NASA's LRO spies water molecules moving around dayside of the moon

NASA has leveraged an instrument that is aboard the Lunar Reconnaissance Orbiter called the Lyman Alpha Mapping Project or LAMP. That instrument can measure the layer of molecules that are temporality stuck to the surface of the moon, allowing it to report on changes in lunar hydration throughout a day.

The moon, was in the past, considered to be arid with any water that existed on the moon being stuck as pockets of ice in craters that are permanently shaded at the moon's poles. What we know now is that surface water is found in pockets of molecules that are bound to the lunar soil.
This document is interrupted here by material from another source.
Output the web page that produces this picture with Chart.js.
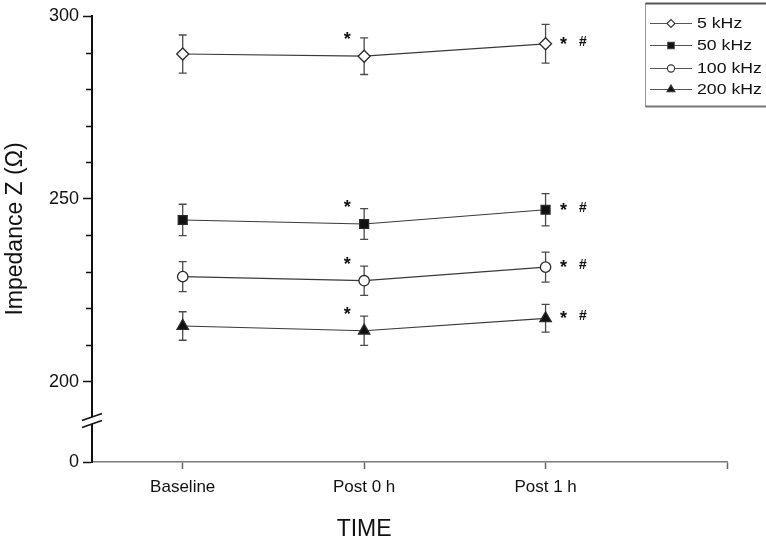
<!DOCTYPE html>
<html>
<head>
<meta charset="utf-8">
<script src="https://cdn.jsdelivr.net/npm/chart.js@4/dist/chart.umd.min.js"></script>
<style>
  html, body { margin: 0; padding: 0; background: #ffffff; }
  #wrap { width: 766px; height: 539px; }
</style>
</head>
<body>
<div id="wrap"><canvas id="c" width="766" height="539"></canvas></div>
<script>
// Time points and impedance series (mean and SD, ohms)
const categories = ['Baseline', 'Post 0 h', 'Post 1 h'];
const seriesNames = ['5 kHz', '50 kHz', '100 kHz', '200 kHz'];

const z5 = [289.6, 289.0, 292.4];
const sd5 = [5.2, 5.0, 5.3];
const z50 = [244.2, 243.1, 247.0];
const sd50 = [4.3, 4.2, 4.4];
const z100 = [228.7, 227.6, 231.3];
const sd100 = [4.1, 4.0, 4.1];
const z200 = [215.2, 213.9, 217.3];
const sd200 = [3.9, 4.0, 3.8];

// significance marks per time point
const sigMarks = ['', '*', '* #'];

// y axis: labelled ticks, minor ticks, and the broken-axis floor shown as "0"
const yMajorTicks = [200, 250, 300];
const yMinorTicks = [210, 220, 230, 240, 260, 270, 280, 290];
const yFloor = 178;
const yBreak = 189.5;
const yTop = 300;

const FONT = '"Liberation Sans", Arial, Helvetica, sans-serif';

const styles = [
  { pointStyle: 'rectRot', radius: 6, fill: '#ffffff', lsRadius: 4 },
  { pointStyle: 'rect', radius: 6.3, fill: '#111111', lsRadius: 4.5 },
  { pointStyle: 'circle', radius: 5.2, fill: '#ffffff', lsRadius: 3.6 },
  { pointStyle: 'triangle', radius: 6.6, fill: '#111111', lsRadius: 4.6 }
];
const means = [z5, z50, z100, z200];
const sds = [sd5, sd50, sd100, sd200];

const datasets = means.map((vals, s) => ({
  label: seriesNames[s],
  data: vals.map((v, i) => ({ x: i + 1, y: v })),
  sd: sds[s],
  borderColor: '#3a3a3a',
  borderWidth: 1.2,
  pointStyle: styles[s].pointStyle,
  pointRadius: styles[s].radius,
  pointBackgroundColor: styles[s].fill,
  pointBorderColor: '#2a2a2a',
  pointBorderWidth: 1.3,
  tension: 0,
  clip: false
}));

const decor = {
  id: 'decor',
  beforeDatasetsDraw(chart) {
    // error bars beneath the markers
    const ctx = chart.ctx;
    const xs = chart.scales.x, ys = chart.scales.y;
    ctx.save();
    ctx.strokeStyle = '#4a4a4a';
    ctx.lineWidth = 1.3;
    chart.data.datasets.forEach(ds => {
      ds.data.forEach((p, i) => {
        const x = xs.getPixelForValue(p.x);
        const yHi = ys.getPixelForValue(p.y + ds.sd[i]);
        const yLo = ys.getPixelForValue(p.y - ds.sd[i]);
        ctx.beginPath();
        ctx.moveTo(x, yHi); ctx.lineTo(x, yLo);
        ctx.moveTo(x - 4, yHi); ctx.lineTo(x + 4, yHi);
        ctx.moveTo(x - 4, yLo); ctx.lineTo(x + 4, yLo);
        ctx.stroke();
      });
    });
    ctx.restore();
  },
  afterDraw(chart) {
    const ctx = chart.ctx;
    const xs = chart.scales.x, ys = chart.scales.y;
    const axisX = chart.chartArea.left;
    ctx.save();

    // minor ticks on the y axis
    ctx.strokeStyle = '#111';
    ctx.lineWidth = 1.5;
    yMinorTicks.forEach(v => {
      const y = Math.round(ys.getPixelForValue(v)) + 0.5;
      ctx.beginPath();
      ctx.moveTo(axisX - 6, y); ctx.lineTo(axisX, y);
      ctx.stroke();
    });

    // axis break
    const yb = ys.getPixelForValue(yBreak);
    ctx.fillStyle = '#ffffff';
    ctx.beginPath();
    ctx.moveTo(axisX - 10, yb + 0.5);
    ctx.lineTo(axisX + 10, yb - 6.5);
    ctx.lineTo(axisX + 10, yb + 0.5);
    ctx.lineTo(axisX - 10, yb + 7.5);
    ctx.closePath();
    ctx.fill();
    ctx.strokeStyle = '#111';
    ctx.lineWidth = 1.5;
    ctx.beginPath();
    ctx.moveTo(axisX - 10, yb + 0.5); ctx.lineTo(axisX + 10, yb - 6.5);
    ctx.moveTo(axisX - 10, yb + 7.5); ctx.lineTo(axisX + 10, yb + 0.5);
    ctx.stroke();

    // significance marks
    ctx.fillStyle = '#111';
    chart.data.datasets.forEach(ds => {
      ds.data.forEach((p, i) => {
        const m = sigMarks[i];
        if (!m) return;
        const x = xs.getPixelForValue(p.x);
        const y = ys.getPixelForValue(p.y);
        const parts = m.split(' ');
        ctx.textAlign = 'center';
        ctx.textBaseline = 'alphabetic';
        if (i === sigMarks.length - 1) {
          ctx.font = 'bold 18px ' + FONT;
          ctx.fillText(parts[0], x + 18, y - 4 + 10);
          if (parts[1]) {
            ctx.font = 'bold italic 14px ' + FONT;
            ctx.fillText(parts[1], x + 37, y - 3 + 5);
          }
        } else {
          ctx.font = 'bold 18px ' + FONT;
          ctx.fillText(parts[0], x - 17, y - 21 + 10);
        }
      });
    });

    // axis titles
    ctx.fillStyle = '#111';
    ctx.font = '23px ' + FONT;
    ctx.textAlign = 'center';
    ctx.textBaseline = 'alphabetic';
    ctx.fillText('TIME', xs.getPixelForValue(2), 536);
    ctx.save();
    ctx.translate(16, (chart.chartArea.top + chart.chartArea.bottom) / 2 - 10);
    ctx.rotate(-Math.PI / 2);
    ctx.textBaseline = 'middle';
    ctx.fillText('Impedance Z (\u03A9)', 0, 0);
    ctx.restore();

    // legend
    const lx = 645.5, ly = 3.5, lw = 130, lh = 103;
    ctx.fillStyle = '#ffffff';
    ctx.fillRect(lx, ly, lw, lh);
    ctx.strokeStyle = '#9a9a9a';
    ctx.lineWidth = 1;
    ctx.strokeRect(lx, ly, lw, lh);
    ctx.strokeStyle = '#555';
    ctx.lineWidth = 2;
    ctx.beginPath(); ctx.moveTo(lx, ly); ctx.lineTo(lx + lw, ly); ctx.stroke();
    ctx.strokeStyle = '#777';
    ctx.beginPath(); ctx.moveTo(lx, ly + lh); ctx.lineTo(lx + lw, ly + lh); ctx.stroke();
    const rowY = [23, 45, 68, 89];
    chart.data.datasets.forEach((ds, s) => {
      const y = rowY[s];
      ctx.strokeStyle = '#555';
      ctx.lineWidth = 1.2;
      ctx.beginPath(); ctx.moveTo(650, y + 0.5); ctx.lineTo(692, y + 0.5); ctx.stroke();
      ctx.fillStyle = styles[s].fill;
      ctx.strokeStyle = '#333';
      ctx.lineWidth = 1.1;
      Chart.helpers.drawPoint(ctx, {
        pointStyle: styles[s].pointStyle,
        radius: styles[s].lsRadius,
        rotation: 0,
        borderWidth: 1.1
      }, 671, y + 0.5);
      ctx.save();
      ctx.translate(697, y);
      ctx.scale(1.18, 1);
      ctx.fillStyle = '#111';
      ctx.font = '15px ' + FONT;
      ctx.textAlign = 'left';
      ctx.textBaseline = 'middle';
      ctx.fillText(ds.label, 0, 1);
      ctx.restore();
    });

    ctx.restore();
  }
};

new Chart(document.getElementById('c'), {
  type: 'line',
  data: { datasets },
  options: {
    responsive: false,
    devicePixelRatio: 1,
    animation: false,
    layout: { padding: { top: 16, right: 39, left: 0, bottom: 0 } },
    plugins: { legend: { display: false }, tooltip: { enabled: false } },
    scales: {
      x: {
        type: 'linear',
        min: 0.5,
        max: 4,
        afterBuildTicks(scale) {
          scale.ticks = [1, 2, 3, 4].map(v => ({ value: v }));
        },
        afterFit(scale) { scale.height = 77; },
        ticks: {
          autoSkip: false,
          maxRotation: 0,
          padding: 8,
          color: '#111',
          font: { family: FONT, size: 17 },
          callback: v => categories[v - 1] || ''
        },
        grid: { drawOnChartArea: false, tickLength: 7, color: '#666', tickWidth: 1.5 },
        border: { color: '#7a7a7a', width: 1.5 }
      },
      y: {
        type: 'linear',
        min: yFloor,
        max: yTop,
        afterBuildTicks(scale) {
          scale.ticks = [yFloor].concat(yMajorTicks).map(v => ({ value: v }));
        },
        afterFit(scale) { scale.width = 92; },
        ticks: {
          autoSkip: false,
          padding: 4,
          color: '#111',
          font: { family: FONT, size: 18 },
          callback: v => (v === yFloor ? '0' : String(v))
        },
        grid: { drawOnChartArea: false, tickLength: 9, color: '#111', tickWidth: 1.5 },
        border: { color: '#111', width: 2 }
      }
    }
  },
  plugins: [decor]
});
</script>
</body>
</html>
The amount of water and location of the water changes as the day goes on. Water is more common at higher latitudes according to NASA, but the molecules move around the surface of the moon as it heats. Water molecules stay bound to the lunar soil until surface temperatures peak near lunar noon.

When that temperature peak hits, the molecules thermally desorb and can bounce to any nearby location cold enough for the molecule to stick or populate the moon's atmosphere. LAMP's light collection mode was converted recently to allow the instrument to measure reflected signals on the lunar dayside more precisely allowing improved tracking of where water is and how much is present.

As for where water molecules on the lunar surface come from, scientists hypothesize that the source is hydrogen ions in the solar wind. However, if that was true when the moon is behind the Earth and shielded from the solar wind, NASA says the "water spigot" should turn off, but it doesn't. LAMP observations suggest that water builds up over time rather than "raining" onto the lunar surface from the solar wind. Scientists say that the latest data from LAMP is important in advancing our understanding of the lunar water cycle.